-------- Supplied material --------

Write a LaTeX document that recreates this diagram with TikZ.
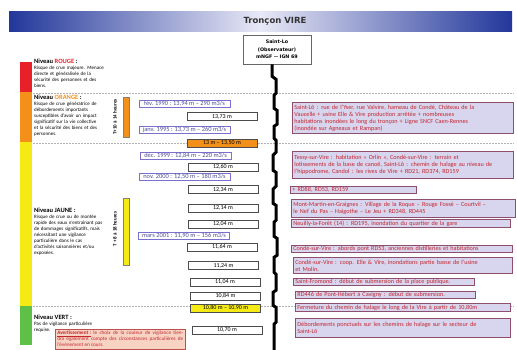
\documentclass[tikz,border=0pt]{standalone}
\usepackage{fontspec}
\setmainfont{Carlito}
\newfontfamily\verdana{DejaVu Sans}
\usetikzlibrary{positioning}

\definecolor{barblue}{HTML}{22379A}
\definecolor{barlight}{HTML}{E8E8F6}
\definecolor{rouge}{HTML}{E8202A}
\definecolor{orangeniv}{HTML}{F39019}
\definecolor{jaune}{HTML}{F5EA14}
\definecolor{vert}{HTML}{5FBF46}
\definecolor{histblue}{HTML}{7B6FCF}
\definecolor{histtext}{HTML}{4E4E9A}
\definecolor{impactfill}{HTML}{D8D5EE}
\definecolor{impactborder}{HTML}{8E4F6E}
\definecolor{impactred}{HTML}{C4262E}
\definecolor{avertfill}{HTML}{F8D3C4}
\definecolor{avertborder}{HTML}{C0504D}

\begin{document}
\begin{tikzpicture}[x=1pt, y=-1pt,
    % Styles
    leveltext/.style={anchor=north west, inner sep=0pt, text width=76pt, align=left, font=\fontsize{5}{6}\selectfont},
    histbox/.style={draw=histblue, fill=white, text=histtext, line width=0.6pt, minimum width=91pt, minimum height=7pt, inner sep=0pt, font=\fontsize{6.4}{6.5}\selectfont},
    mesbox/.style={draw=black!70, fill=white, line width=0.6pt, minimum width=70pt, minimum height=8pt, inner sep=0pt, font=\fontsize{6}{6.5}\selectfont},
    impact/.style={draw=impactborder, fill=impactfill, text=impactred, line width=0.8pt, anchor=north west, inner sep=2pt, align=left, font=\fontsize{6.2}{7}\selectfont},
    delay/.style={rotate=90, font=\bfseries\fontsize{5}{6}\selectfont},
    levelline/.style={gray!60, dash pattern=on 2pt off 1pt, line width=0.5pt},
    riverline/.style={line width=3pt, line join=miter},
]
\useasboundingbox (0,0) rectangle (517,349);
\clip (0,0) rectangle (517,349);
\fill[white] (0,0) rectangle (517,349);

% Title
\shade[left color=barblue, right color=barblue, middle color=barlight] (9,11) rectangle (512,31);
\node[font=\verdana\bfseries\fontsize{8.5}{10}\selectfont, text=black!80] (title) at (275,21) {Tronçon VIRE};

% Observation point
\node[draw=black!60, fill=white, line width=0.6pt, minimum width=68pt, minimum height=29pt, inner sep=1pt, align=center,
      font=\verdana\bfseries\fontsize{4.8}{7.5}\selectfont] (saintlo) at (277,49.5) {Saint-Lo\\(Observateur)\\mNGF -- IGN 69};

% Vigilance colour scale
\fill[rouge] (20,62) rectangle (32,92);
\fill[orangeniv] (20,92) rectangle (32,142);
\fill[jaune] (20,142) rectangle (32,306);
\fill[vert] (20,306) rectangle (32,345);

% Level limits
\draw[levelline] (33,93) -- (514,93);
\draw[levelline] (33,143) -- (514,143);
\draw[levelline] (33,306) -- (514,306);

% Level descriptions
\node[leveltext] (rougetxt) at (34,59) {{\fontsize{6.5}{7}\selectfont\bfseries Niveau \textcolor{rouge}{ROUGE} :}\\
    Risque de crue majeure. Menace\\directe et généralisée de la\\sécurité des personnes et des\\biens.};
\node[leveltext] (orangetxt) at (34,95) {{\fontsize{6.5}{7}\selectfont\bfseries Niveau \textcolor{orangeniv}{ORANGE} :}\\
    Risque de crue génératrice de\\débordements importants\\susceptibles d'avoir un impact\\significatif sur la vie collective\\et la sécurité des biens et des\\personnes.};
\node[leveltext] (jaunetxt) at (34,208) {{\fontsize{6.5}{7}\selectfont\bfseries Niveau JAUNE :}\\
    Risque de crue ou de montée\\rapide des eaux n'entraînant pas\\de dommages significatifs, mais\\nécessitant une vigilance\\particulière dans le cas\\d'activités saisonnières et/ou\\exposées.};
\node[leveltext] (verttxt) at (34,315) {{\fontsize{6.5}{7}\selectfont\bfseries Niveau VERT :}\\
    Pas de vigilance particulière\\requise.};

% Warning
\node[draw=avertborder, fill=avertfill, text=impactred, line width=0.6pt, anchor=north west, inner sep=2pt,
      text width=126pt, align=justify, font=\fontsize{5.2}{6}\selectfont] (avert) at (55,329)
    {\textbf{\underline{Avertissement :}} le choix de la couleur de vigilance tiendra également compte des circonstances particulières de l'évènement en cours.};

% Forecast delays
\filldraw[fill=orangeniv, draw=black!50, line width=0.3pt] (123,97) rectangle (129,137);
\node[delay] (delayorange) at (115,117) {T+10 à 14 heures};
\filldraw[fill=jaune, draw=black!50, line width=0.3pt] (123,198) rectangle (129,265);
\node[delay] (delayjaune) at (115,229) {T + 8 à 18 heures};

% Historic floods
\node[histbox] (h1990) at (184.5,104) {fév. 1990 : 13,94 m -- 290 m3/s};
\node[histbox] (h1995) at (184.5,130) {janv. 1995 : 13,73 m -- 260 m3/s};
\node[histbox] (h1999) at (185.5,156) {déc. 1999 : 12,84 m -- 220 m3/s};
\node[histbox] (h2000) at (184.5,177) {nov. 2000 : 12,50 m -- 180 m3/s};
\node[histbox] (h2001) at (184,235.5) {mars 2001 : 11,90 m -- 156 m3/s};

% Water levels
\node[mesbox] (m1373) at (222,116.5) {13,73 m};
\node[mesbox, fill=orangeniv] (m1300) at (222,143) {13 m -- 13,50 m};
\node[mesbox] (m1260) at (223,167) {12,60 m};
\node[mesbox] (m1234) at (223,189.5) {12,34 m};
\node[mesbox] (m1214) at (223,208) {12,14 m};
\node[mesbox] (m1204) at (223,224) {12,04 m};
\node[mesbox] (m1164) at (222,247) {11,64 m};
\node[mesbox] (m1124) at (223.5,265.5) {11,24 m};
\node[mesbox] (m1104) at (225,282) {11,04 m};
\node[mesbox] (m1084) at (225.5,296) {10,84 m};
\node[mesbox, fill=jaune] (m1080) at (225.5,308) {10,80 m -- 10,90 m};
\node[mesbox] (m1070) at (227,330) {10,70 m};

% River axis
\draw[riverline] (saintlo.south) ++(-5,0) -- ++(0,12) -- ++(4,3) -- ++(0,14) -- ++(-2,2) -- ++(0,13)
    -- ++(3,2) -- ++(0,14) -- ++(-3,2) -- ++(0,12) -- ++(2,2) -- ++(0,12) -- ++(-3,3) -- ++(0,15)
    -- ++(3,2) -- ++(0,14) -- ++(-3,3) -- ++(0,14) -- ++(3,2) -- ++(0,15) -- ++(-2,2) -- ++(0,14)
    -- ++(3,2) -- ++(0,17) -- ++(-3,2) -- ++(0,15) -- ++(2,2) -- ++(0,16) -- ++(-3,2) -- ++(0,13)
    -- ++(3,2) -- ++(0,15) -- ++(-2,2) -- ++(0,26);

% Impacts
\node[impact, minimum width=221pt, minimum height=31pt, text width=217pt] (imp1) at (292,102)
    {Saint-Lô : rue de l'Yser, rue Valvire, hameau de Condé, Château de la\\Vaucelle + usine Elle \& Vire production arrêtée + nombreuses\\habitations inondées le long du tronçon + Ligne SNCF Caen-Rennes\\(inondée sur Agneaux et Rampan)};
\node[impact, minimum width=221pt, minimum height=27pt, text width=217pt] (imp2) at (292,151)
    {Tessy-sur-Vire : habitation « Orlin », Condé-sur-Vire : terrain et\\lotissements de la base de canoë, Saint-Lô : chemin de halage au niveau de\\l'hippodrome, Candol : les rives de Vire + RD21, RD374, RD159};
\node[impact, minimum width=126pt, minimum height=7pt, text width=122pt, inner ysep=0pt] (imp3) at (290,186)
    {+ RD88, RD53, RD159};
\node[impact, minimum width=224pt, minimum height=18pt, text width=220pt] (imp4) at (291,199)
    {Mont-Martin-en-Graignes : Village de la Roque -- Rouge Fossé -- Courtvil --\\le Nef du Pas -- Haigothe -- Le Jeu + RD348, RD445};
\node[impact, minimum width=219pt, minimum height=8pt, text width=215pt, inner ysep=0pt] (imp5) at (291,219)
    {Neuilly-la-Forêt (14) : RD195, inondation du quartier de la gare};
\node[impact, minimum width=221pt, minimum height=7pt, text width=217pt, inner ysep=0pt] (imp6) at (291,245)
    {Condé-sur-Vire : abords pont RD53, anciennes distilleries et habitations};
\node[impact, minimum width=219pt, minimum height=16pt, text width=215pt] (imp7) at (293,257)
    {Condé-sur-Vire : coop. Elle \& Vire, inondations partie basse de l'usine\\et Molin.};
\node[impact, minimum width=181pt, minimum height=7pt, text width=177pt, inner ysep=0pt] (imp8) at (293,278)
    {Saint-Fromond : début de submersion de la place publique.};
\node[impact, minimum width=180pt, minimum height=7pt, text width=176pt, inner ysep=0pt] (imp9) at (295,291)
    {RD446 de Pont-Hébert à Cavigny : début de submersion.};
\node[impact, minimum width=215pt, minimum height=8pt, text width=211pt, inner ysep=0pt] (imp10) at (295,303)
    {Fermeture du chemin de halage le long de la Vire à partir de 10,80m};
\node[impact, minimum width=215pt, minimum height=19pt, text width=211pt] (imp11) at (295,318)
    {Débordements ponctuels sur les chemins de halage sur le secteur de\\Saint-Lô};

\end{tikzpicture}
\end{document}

--------

*Task instructions*. In the data above, please extract the lines from the first one through the line with "text=black!80] (title) at", exactly, and keep pictures out.

*Answer for this exercise*.
Write a LaTeX document that recreates this diagram with TikZ.
\documentclass[tikz,border=0pt]{standalone}
\usepackage{fontspec}
\setmainfont{Carlito}
\newfontfamily\verdana{DejaVu Sans}
\usetikzlibrary{positioning}

\definecolor{barblue}{HTML}{22379A}
\definecolor{barlight}{HTML}{E8E8F6}
\definecolor{rouge}{HTML}{E8202A}
\definecolor{orangeniv}{HTML}{F39019}
\definecolor{jaune}{HTML}{F5EA14}
\definecolor{vert}{HTML}{5FBF46}
\definecolor{histblue}{HTML}{7B6FCF}
\definecolor{histtext}{HTML}{4E4E9A}
\definecolor{impactfill}{HTML}{D8D5EE}
\definecolor{impactborder}{HTML}{8E4F6E}
\definecolor{impactred}{HTML}{C4262E}
\definecolor{avertfill}{HTML}{F8D3C4}
\definecolor{avertborder}{HTML}{C0504D}

\begin{document}
\begin{tikzpicture}[x=1pt, y=-1pt,
    % Styles
    leveltext/.style={anchor=north west, inner sep=0pt, text width=76pt, align=left, font=\fontsize{5}{6}\selectfont},
    histbox/.style={draw=histblue, fill=white, text=histtext, line width=0.6pt, minimum width=91pt, minimum height=7pt, inner sep=0pt, font=\fontsize{6.4}{6.5}\selectfont},
    mesbox/.style={draw=black!70, fill=white, line width=0.6pt, minimum width=70pt, minimum height=8pt, inner sep=0pt, font=\fontsize{6}{6.5}\selectfont},
    impact/.style={draw=impactborder, fill=impactfill, text=impactred, line width=0.8pt, anchor=north west, inner sep=2pt, align=left, font=\fontsize{6.2}{7}\selectfont},
    delay/.style={rotate=90, font=\bfseries\fontsize{5}{6}\selectfont},
    levelline/.style={gray!60, dash pattern=on 2pt off 1pt, line width=0.5pt},
    riverline/.style={line width=3pt, line join=miter},
]
\useasboundingbox (0,0) rectangle (517,349);
\clip (0,0) rectangle (517,349);
\fill[white] (0,0) rectangle (517,349);

% Title
\shade[left color=barblue, right color=barblue, middle color=barlight] (9,11) rectangle (512,31);
\node[font=\verdana\bfseries\fontsize{8.5}{10}\selectfont, text=black!80] (title) at (275,21) {Tronçon VIRE};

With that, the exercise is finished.